Your task - Leave out all pictures. Return exactly the lines from the top of the material through the line containing "(nr\n) at (896,\y)".

Data to use -
┌────────

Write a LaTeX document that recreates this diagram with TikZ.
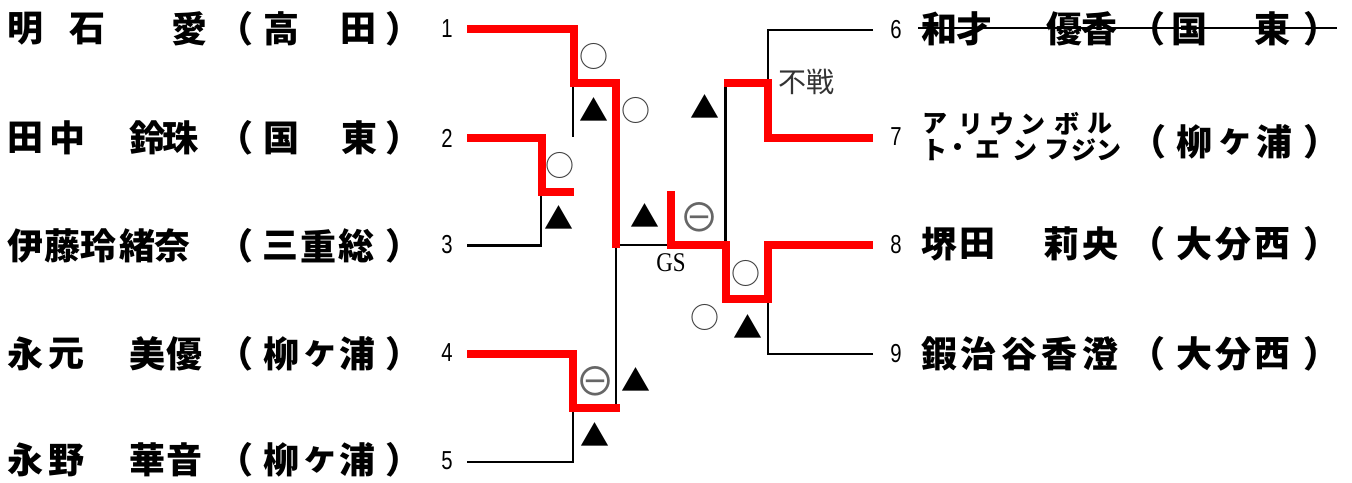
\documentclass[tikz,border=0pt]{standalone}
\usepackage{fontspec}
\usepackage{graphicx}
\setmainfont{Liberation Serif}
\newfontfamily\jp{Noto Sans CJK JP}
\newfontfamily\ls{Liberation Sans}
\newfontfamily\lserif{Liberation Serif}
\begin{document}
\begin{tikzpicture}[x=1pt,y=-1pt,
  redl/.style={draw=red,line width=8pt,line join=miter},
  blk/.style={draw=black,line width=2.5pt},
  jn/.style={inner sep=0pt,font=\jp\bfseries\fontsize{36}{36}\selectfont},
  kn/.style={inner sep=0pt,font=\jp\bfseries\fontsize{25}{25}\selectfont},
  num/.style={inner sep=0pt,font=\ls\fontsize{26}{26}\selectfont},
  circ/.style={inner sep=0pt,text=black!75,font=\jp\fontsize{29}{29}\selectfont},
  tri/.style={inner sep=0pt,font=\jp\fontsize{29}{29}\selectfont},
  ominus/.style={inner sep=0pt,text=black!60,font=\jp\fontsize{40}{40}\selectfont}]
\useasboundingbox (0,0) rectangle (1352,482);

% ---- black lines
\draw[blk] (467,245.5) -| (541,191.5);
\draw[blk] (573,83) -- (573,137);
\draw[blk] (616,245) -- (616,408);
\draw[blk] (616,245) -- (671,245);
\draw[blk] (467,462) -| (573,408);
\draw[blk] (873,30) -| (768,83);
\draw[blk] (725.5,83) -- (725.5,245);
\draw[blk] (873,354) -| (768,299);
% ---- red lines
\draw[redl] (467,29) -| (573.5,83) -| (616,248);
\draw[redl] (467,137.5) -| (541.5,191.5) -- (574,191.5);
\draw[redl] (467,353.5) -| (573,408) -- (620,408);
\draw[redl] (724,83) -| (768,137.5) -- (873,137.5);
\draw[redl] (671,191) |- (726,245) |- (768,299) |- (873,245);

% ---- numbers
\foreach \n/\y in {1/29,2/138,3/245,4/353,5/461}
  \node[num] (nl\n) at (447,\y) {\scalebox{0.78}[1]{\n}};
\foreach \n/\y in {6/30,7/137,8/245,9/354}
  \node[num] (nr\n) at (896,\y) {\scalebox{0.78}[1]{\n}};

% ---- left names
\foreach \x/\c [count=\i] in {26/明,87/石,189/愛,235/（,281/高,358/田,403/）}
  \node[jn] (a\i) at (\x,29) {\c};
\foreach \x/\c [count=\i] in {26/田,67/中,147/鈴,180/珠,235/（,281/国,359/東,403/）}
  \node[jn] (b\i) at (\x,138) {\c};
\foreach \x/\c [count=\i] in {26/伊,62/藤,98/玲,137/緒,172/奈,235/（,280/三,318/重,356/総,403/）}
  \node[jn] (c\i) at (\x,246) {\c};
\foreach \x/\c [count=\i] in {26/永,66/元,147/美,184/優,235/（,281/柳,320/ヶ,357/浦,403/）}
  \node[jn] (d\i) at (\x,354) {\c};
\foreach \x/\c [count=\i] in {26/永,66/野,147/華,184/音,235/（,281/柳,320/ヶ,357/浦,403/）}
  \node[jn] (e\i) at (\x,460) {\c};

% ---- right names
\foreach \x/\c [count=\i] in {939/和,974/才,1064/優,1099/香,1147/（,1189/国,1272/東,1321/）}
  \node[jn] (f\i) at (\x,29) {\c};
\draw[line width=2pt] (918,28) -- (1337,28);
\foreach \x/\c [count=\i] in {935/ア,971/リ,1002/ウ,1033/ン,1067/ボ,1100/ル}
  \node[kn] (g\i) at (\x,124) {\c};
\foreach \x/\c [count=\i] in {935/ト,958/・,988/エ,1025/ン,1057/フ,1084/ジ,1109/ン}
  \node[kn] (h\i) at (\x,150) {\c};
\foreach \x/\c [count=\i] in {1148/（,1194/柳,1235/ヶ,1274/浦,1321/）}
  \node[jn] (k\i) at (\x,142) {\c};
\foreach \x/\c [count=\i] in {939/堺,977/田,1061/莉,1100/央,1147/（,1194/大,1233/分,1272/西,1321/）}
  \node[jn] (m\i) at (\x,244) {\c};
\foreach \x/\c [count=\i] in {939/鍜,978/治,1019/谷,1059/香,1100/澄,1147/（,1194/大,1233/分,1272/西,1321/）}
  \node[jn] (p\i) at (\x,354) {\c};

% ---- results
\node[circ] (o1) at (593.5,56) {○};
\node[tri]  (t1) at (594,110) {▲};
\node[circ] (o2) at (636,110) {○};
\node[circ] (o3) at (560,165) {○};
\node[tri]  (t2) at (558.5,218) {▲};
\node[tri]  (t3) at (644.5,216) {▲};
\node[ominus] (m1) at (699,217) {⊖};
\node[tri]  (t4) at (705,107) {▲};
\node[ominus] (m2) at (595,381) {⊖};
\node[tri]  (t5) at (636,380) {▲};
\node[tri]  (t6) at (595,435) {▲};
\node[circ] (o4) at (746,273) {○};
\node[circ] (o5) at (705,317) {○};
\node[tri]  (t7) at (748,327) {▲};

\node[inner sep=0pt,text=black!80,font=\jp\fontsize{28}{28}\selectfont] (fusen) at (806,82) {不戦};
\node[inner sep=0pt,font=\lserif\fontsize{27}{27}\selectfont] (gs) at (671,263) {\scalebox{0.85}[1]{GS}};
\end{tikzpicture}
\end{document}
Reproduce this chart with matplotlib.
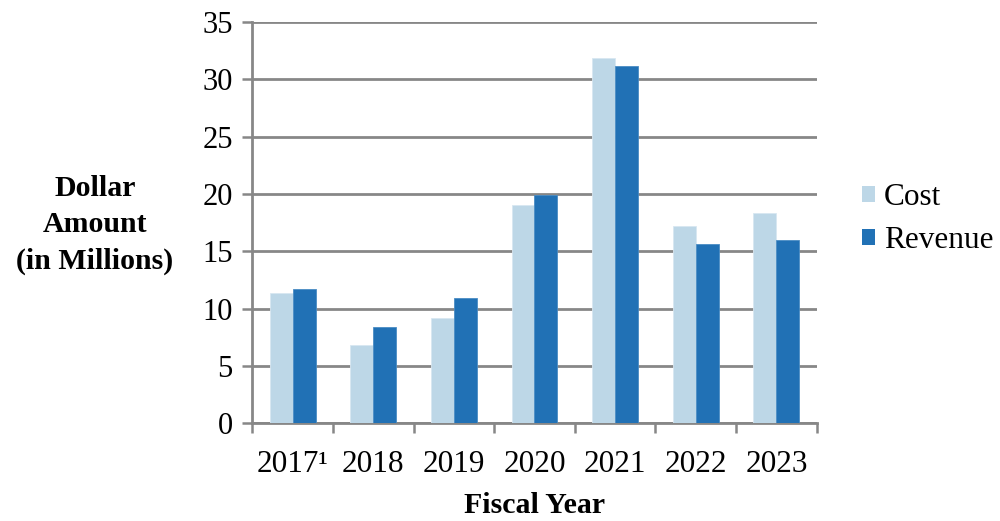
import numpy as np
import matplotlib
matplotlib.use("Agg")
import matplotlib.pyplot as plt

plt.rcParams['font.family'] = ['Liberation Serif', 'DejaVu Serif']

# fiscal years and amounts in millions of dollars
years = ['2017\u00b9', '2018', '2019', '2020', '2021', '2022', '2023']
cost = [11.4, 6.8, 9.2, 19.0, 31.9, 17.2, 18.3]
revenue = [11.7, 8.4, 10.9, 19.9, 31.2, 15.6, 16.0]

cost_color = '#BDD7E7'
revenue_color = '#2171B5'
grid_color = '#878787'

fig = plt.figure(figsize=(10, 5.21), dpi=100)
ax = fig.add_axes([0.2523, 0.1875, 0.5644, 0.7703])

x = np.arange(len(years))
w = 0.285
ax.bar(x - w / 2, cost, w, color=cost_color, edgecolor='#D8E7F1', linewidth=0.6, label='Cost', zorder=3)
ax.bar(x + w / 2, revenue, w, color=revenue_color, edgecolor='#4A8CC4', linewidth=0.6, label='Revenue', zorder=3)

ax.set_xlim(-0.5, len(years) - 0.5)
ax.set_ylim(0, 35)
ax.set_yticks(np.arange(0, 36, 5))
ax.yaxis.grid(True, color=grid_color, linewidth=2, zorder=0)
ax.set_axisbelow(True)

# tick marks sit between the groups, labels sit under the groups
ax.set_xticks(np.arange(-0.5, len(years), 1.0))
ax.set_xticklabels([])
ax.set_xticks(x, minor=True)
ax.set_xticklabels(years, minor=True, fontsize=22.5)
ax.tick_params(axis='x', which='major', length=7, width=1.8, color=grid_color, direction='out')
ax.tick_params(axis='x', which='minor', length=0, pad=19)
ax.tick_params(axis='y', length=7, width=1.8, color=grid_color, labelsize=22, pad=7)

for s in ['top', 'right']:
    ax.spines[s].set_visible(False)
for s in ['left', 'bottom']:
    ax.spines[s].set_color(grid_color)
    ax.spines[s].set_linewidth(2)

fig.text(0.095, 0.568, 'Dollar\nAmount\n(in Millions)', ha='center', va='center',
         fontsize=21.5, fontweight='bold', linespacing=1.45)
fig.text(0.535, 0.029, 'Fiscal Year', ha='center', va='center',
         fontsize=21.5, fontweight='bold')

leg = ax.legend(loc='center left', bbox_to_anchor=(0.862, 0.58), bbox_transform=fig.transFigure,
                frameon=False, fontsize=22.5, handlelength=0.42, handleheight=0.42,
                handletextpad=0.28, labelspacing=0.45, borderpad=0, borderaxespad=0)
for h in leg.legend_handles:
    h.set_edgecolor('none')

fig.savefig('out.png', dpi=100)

└────────

Complete response -
Write a LaTeX document that recreates this diagram with TikZ.
\documentclass[tikz,border=0pt]{standalone}
\usepackage{fontspec}
\usepackage{graphicx}
\setmainfont{Liberation Serif}
\newfontfamily\jp{Noto Sans CJK JP}
\newfontfamily\ls{Liberation Sans}
\newfontfamily\lserif{Liberation Serif}
\begin{document}
\begin{tikzpicture}[x=1pt,y=-1pt,
  redl/.style={draw=red,line width=8pt,line join=miter},
  blk/.style={draw=black,line width=2.5pt},
  jn/.style={inner sep=0pt,font=\jp\bfseries\fontsize{36}{36}\selectfont},
  kn/.style={inner sep=0pt,font=\jp\bfseries\fontsize{25}{25}\selectfont},
  num/.style={inner sep=0pt,font=\ls\fontsize{26}{26}\selectfont},
  circ/.style={inner sep=0pt,text=black!75,font=\jp\fontsize{29}{29}\selectfont},
  tri/.style={inner sep=0pt,font=\jp\fontsize{29}{29}\selectfont},
  ominus/.style={inner sep=0pt,text=black!60,font=\jp\fontsize{40}{40}\selectfont}]
\useasboundingbox (0,0) rectangle (1352,482);

% ---- black lines
\draw[blk] (467,245.5) -| (541,191.5);
\draw[blk] (573,83) -- (573,137);
\draw[blk] (616,245) -- (616,408);
\draw[blk] (616,245) -- (671,245);
\draw[blk] (467,462) -| (573,408);
\draw[blk] (873,30) -| (768,83);
\draw[blk] (725.5,83) -- (725.5,245);
\draw[blk] (873,354) -| (768,299);
% ---- red lines
\draw[redl] (467,29) -| (573.5,83) -| (616,248);
\draw[redl] (467,137.5) -| (541.5,191.5) -- (574,191.5);
\draw[redl] (467,353.5) -| (573,408) -- (620,408);
\draw[redl] (724,83) -| (768,137.5) -- (873,137.5);
\draw[redl] (671,191) |- (726,245) |- (768,299) |- (873,245);

% ---- numbers
\foreach \n/\y in {1/29,2/138,3/245,4/353,5/461}
  \node[num] (nl\n) at (447,\y) {\scalebox{0.78}[1]{\n}};
\foreach \n/\y in {6/30,7/137,8/245,9/354}
  \node[num] (nr\n) at (896,\y) {\scalebox{0.78}[1]{\n}};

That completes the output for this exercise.